When FIFA selected Qatar to host the 2022 World Cup, the petroleum-rich country used its vast and wealthy resources to begin constructing state-of-the-art stadiums and facilities utilizing millions of migrant workers. The Workers Cup follows a group of these men—from India, Kenya, Nepal, and Ghana—who, stuck in isolated camps, working arduous hours for unlivable wages, eagerly escape into a corporate-sponsored “workers welfare” soccer tournament of their own. While the tournament amounts to little more than a marketing ploy for those at the top, the laborers embrace the rare opportunity to let loose, compete, and prove themselves bona fide soccer champions.
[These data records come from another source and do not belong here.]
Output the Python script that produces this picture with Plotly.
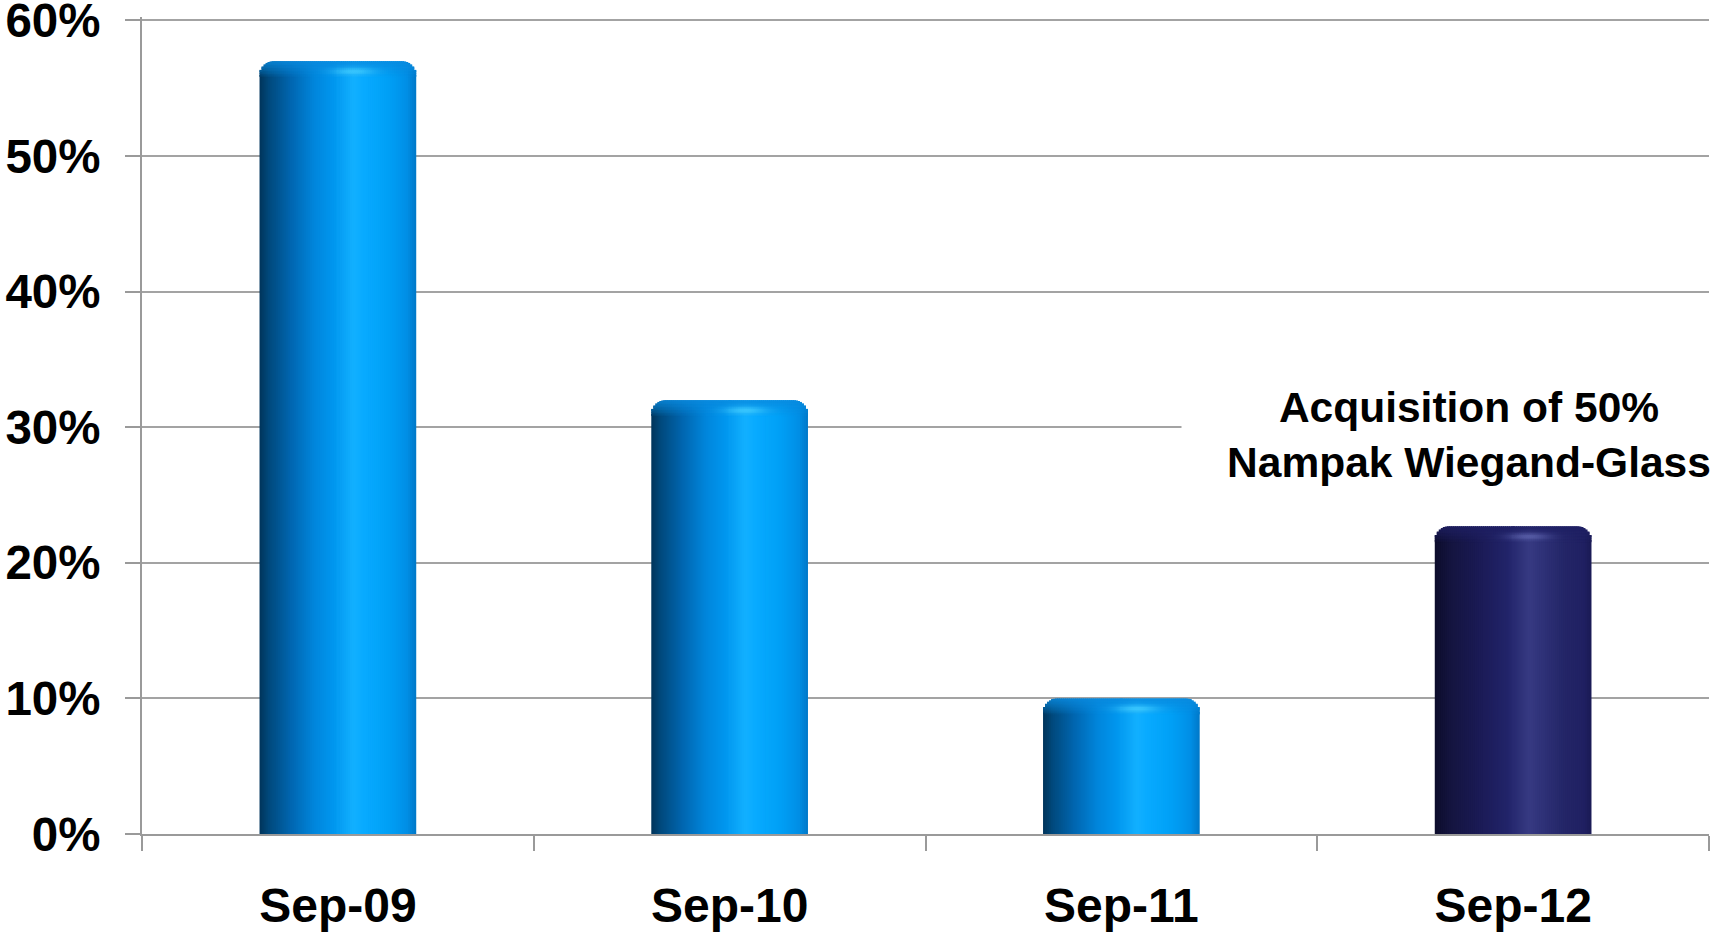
import math
import plotly.graph_objects as go

# ---- data ---------------------------------------------------------------
categories = ["Sep-09", "Sep-10", "Sep-11", "Sep-12"]
growth_pct = [57.0, 32.0, 10.0, 22.7]
bar_finish = ["organic", "organic", "organic", "acquisition"]
y_tick_values = [0, 10, 20, 30, 40, 50, 60]
y_tick_labels = ["0%", "10%", "20%", "30%", "40%", "50%", "60%"]
note_lines = ["Acquisition of 50%", "Nampak Wiegand-Glass"]

# ---- page geometry ------------------------------------------------------
W, H = 1711, 937
Y_MAX = 60
Y_TOP = 60.25                    # a little headroom so the 60% gridline shows
px_y = 814 / Y_MAX               # pixels per percentage point
M_L, M_R, M_B = 142, 2, 103
M_T = 20 - (Y_TOP - Y_MAX) * px_y
BAR_W = 0.4                      # bar width in category units
plot_w = W - M_L - M_R
px_x = plot_w / len(categories)  # pixels per category unit

FONT = "Liberation Sans, Arial, Helvetica, sans-serif"
GRID = "#a3a3a3"
AXIS = "#9a9a9a"

# ---- cylinder shading ---------------------------------------------------
SIDE = {
    "organic": [
        (0.00, "#00345a"), (0.06, "#00497c"), (0.20, "#0066b0"),
        (0.35, "#0086dc"), (0.47, "#0096ee"), (0.60, "#12b0ff"),
        (0.67, "#08aaff"), (0.82, "#00a0f6"), (0.94, "#008fe6"),
        (1.00, "#0078c8"),
    ],
    "acquisition": [
        (0.00, "#0d0d2c"), (0.10, "#14143f"), (0.30, "#1b1b57"),
        (0.47, "#22246a"), (0.60, "#373a82"), (0.67, "#30337a"),
        (0.82, "#242668"), (0.95, "#202062"), (1.00, "#1a1a54"),
    ],
}
CAP_TINT = {"organic": "#0a8ade", "acquisition": "#1f2064"}
CAP_GLOW = {"organic": "#40ccff", "acquisition": "#5c62ac"}


def hex_rgb(h):
    h = h.lstrip("#")
    return tuple(int(h[i:i + 2], 16) for i in (0, 2, 4))


def mix(a, b, t):
    return tuple(a[i] + (b[i] - a[i]) * t for i in range(3))


def side_colour(stops, u):
    for (u0, c0), (u1, c1) in zip(stops, stops[1:]):
        if u <= u1:
            t = 0 if u1 == u0 else (u - u0) / (u1 - u0)
            return mix(hex_rgb(c0), hex_rgb(c1), t)
    return hex_rgb(stops[-1][1])


def css(c):
    return "rgb(%d,%d,%d)" % tuple(int(round(v)) for v in c)


NCOL = 78
NROW = 10
CAP_PX = 15.0
RADIUS_PX = 14.0
col_w = BAR_W / NCOL
col_px = col_w * px_x
row_px = CAP_PX / NROW
ov_x = 1.0 / px_x
ov_y = 1.0 / px_y

# columns are painted from each edge towards the centre so overlaps hide seams
half = NCOL // 2
col_order = list(range(half)) + list(range(NCOL - 1, half - 1, -1))


def col_geom(i):
    off = -BAR_W / 2 + i * col_w
    wd = col_w
    if i < half:
        wd += ov_x
    else:
        off -= ov_x
        wd += ov_x
    return off, wd


body = dict(x=[], y=[], base=[], offset=[], width=[], color=[])
cap = dict(x=[], y=[], base=[], offset=[], width=[], color=[])

for cat, val, finish in zip(categories, growth_pct, bar_finish):
    stops = SIDE[finish]
    tint = hex_rgb(CAP_TINT[finish])
    glow = hex_rgb(CAP_GLOW[finish])
    top_body = val - CAP_PX / px_y
    for i in col_order:
        u = (i + 0.5) / NCOL
        off, wd = col_geom(i)
        body["x"].append(cat)
        body["base"].append(0)
        body["y"].append(top_body + ov_y)
        body["offset"].append(off)
        body["width"].append(wd)
        body["color"].append(css(side_colour(stops, u)))
    for j in range(NROW - 1, -1, -1):
        v = (j + 0.5) / NROW
        for i in col_order:
            u = (i + 0.5) / NCOL
            d = min(i + 0.5, NCOL - i - 0.5) * col_px
            drop = 0.0
            if d < RADIUS_PX:
                drop = RADIUS_PX - math.sqrt(max(RADIUS_PX ** 2 - (RADIUS_PX - d) ** 2, 0))
            top_px = max(j * row_px, drop)
            bot_px = (j + 1) * row_px
            if top_px >= bot_px:
                continue
            bot_px += 1.0
            c = side_colour(stops, u)
            c = mix(c, tint, 0.8 * (1 - v) ** 0.8)
            g = math.exp(-((u - 0.6) / 0.13) ** 2 - ((v - 0.62) / 0.24) ** 2)
            c = mix(c, glow, 0.85 * g)
            off, wd = col_geom(i)
            cap["x"].append(cat)
            cap["base"].append(val - bot_px / px_y)
            cap["y"].append((bot_px - top_px) / px_y)
            cap["offset"].append(off)
            cap["width"].append(wd)
            cap["color"].append(css(c))

fig = go.Figure()
for part in (body, cap):
    fig.add_trace(go.Bar(
        x=part["x"], y=part["y"], base=part["base"],
        offset=part["offset"], width=part["width"],
        marker=dict(color=part["color"], line=dict(width=0)),
        hoverinfo="skip", showlegend=False,
    ))

tick_font = dict(family=FONT, size=48, color="black", weight="bold")

fig.update_layout(
    width=W, height=H,
    margin=dict(l=M_L, r=M_R, t=M_T, b=M_B, pad=0, autoexpand=False),
    paper_bgcolor="white", plot_bgcolor="white",
    barmode="overlay",
    xaxis=dict(
        type="category", categoryorder="array", categoryarray=categories,
        range=[-0.5, len(categories) - 0.5], automargin=False,
        showline=True, linecolor=AXIS, linewidth=2,
        ticks="outside", ticklen=15, tickwidth=2, tickcolor=AXIS,
        tickson="boundaries", showgrid=False, zeroline=False,
        tickfont=tick_font, ticklabelstandoff=28,
    ),
    yaxis=dict(
        range=[0, Y_TOP], tickvals=y_tick_values, ticktext=y_tick_labels,
        automargin=False, ticklabeloverflow="allow",
        showgrid=True, gridcolor=GRID, gridwidth=2,
        showline=True, linecolor=AXIS, linewidth=2,
        ticks="outside", ticklen=15, tickwidth=2, tickcolor=AXIS,
        zeroline=False, tickfont=dict(tick_font, size=47.5),
        ticklabelstandoff=15,
    ),
    annotations=[dict(
        xref="paper", yref="paper", x=0.8468,
        y=(Y_MAX * 0.4908) / Y_TOP,
        xanchor="center", yanchor="middle",
        text="<br>".join(note_lines), showarrow=False, align="center",
        font=dict(family=FONT, size=42.5, color="black", weight="bold"),
        bgcolor="white", width=572, height=112, borderpad=1,
    )],
)

fig.write_html("out.html")
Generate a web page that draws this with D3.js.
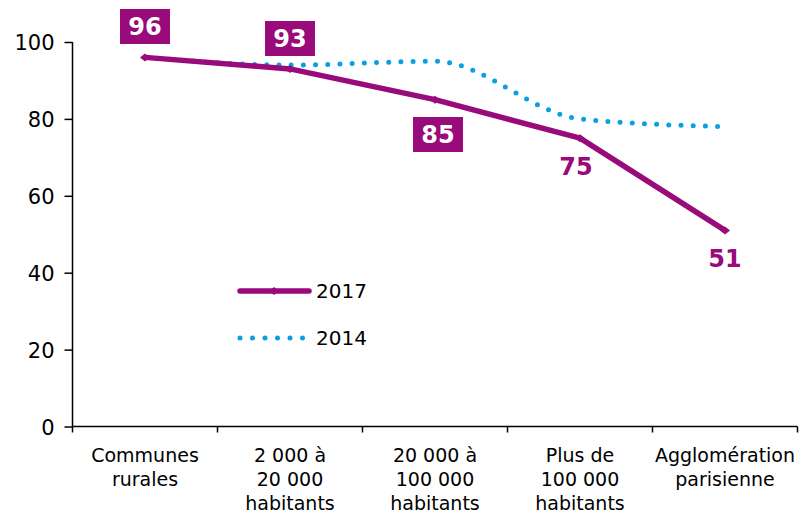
<!DOCTYPE html>
<html><head><meta charset="utf-8">
<script src="https://cdn.jsdelivr.net/npm/d3@7"></script>
<style>body{margin:0;background:#fff}svg{display:block}text{font-family:"DejaVu Sans",Verdana,sans-serif}</style>
</head><body><svg id="c" width="801" height="516"></svg>
<script>
const categories = [["Communes","rurales"],["2 000 à","20 000","habitants"],["20 000 à","100 000","habitants"],["Plus de","100 000","habitants"],["Agglomération","parisienne"]];
const values2017 = [96, 93, 85, 75, 51];
const values2014 = [96, 94, 95, 80, 78];
const yTicks = [0, 20, 40, 60, 80, 100];
const labelStyle2017 = ["box","box","boxBelow","below","below"];

const purple = "#990A7A", blue = "#0A9FE0";
const svg = d3.select("#c");
const x = d3.scaleBand().domain(d3.range(categories.length)).range([72.5, 797.5]);
const y = d3.scaleLinear().domain([0, 100]).range([426.5, 42]);
const cx = i => x(i) + x.bandwidth() / 2;

// axes
const yAxis = svg.append("g").attr("transform", "translate(72.5,0)")
  .call(d3.axisLeft(y).tickValues(yTicks).tickSize(8).tickPadding(10));
yAxis.select(".domain").attr("stroke", "#000").attr("stroke-width", 1.5).attr("d", "M0,42V426.5");
yAxis.selectAll(".tick line").attr("stroke-width", 1.5);
yAxis.selectAll(".tick text").attr("font-size", 21).attr("fill", "#000").attr("dy", "0.36em");

const xAxis = svg.append("g").attr("transform", "translate(0,426.5)");
xAxis.append("line").attr("x1", 72.5).attr("x2", 797.5).attr("stroke", "#000").attr("stroke-width", 1.5);
const tickPos = d3.range(categories.length + 1).map(i => 72.5 + i * x.bandwidth());
xAxis.selectAll(".xt").data(tickPos).join("line")
  .attr("x1", d => d).attr("x2", d => d).attr("y1", 0).attr("y2", 6)
  .attr("stroke", "#000").attr("stroke-width", 1.5);
categories.forEach((lines, i) => {
  const t = xAxis.append("text").attr("text-anchor", "middle").attr("font-size", 19).attr("fill", "#000");
  lines.forEach((l, j) => t.append("tspan").attr("x", cx(i)).attr("y", 35 + j * 24).text(l));
});

// 2014 dotted smooth line
const line2014 = d3.line().x((d, i) => cx(i)).y(d => y(d)).curve(d3.curveMonotoneX);
svg.append("path").attr("d", line2014(values2014)).attr("fill", "none")
  .attr("stroke", blue).attr("stroke-width", 5).attr("stroke-linecap", "round")
  .attr("stroke-dasharray", "0 12.2");

// 2017 line
const line2017 = d3.line().x((d, i) => cx(i)).y(d => y(d));
svg.append("path").attr("d", line2017(values2017)).attr("fill", "none")
  .attr("stroke", purple).attr("stroke-width", 5.5).attr("stroke-linejoin", "round");
svg.selectAll(".m").data(values2017).join("path")
  .attr("transform", (d, i) => `translate(${cx(i)},${y(d)})`)
  .attr("d", "M-5,0L0,-4L5,0L0,4Z").attr("fill", purple);

// labels
values2017.forEach((v, i) => {
  const px = cx(i), py = y(v);
  const st = labelStyle2017[i];
  if (st === "box" || st === "boxBelow") {
    const by = st === "box" ? (i === 0 ? 9 : 21) : 117;
    const bx = px - 25 + (st === "boxBelow" ? 3 : 0);
    svg.append("rect").attr("x", bx).attr("y", by).attr("width", 50).attr("height", 35).attr("fill", purple);
    svg.append("text").attr("x", bx + 25).attr("y", by + 26).attr("text-anchor", "middle")
      .attr("font-size", 24).attr("font-weight", "bold").attr("fill", "#fff").text(v);
  } else {
    svg.append("text").attr("x", px - (i === 3 ? 4 : 0)).attr("y", py + 37).attr("text-anchor", "middle")
      .attr("font-size", 24).attr("font-weight", "bold").attr("fill", purple).text(v);
  }
});

// legend
const lg = svg.append("g");
lg.append("line").attr("x1", 240).attr("x2", 309).attr("y1", 291).attr("y2", 291)
  .attr("stroke", purple).attr("stroke-width", 5.5).attr("stroke-linecap", "round");
lg.append("path").attr("transform", "translate(274,291)").attr("d", "M-5,0L0,-4L5,0L0,4Z").attr("fill", purple);
lg.append("text").attr("x", 316).attr("y", 298).attr("font-size", 20).attr("fill", "#000").text("2017");
lg.append("line").attr("x1", 240).attr("x2", 305).attr("y1", 338).attr("y2", 338)
  .attr("stroke", blue).attr("stroke-width", 5).attr("stroke-linecap", "round").attr("stroke-dasharray", "0 12.5");
lg.append("text").attr("x", 316).attr("y", 345).attr("font-size", 20).attr("fill", "#000").text("2014");
</script></body></html>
Look, FIFA is possibly the most corrupt international organization in existence.  The selection of Qatar was not only ludicrous but also stinking of deceit and bribery.  I will be attending this film to see how that is handled.  I am sure these men have fascinating stories of their own, but they became pawns in a well-constructed advertising campaign that joins the smokescreen of garbage distracting us from how inherently evil this country is where flogging and stoning are legal, news crews are jailed without charges, the kafala sponsorship system basically amounts to human trafficking, gay men may serve up five years in prison for sodomy, and women don’t even have the right to divorce unless they can prove their husband has failed to uphold his marital duties.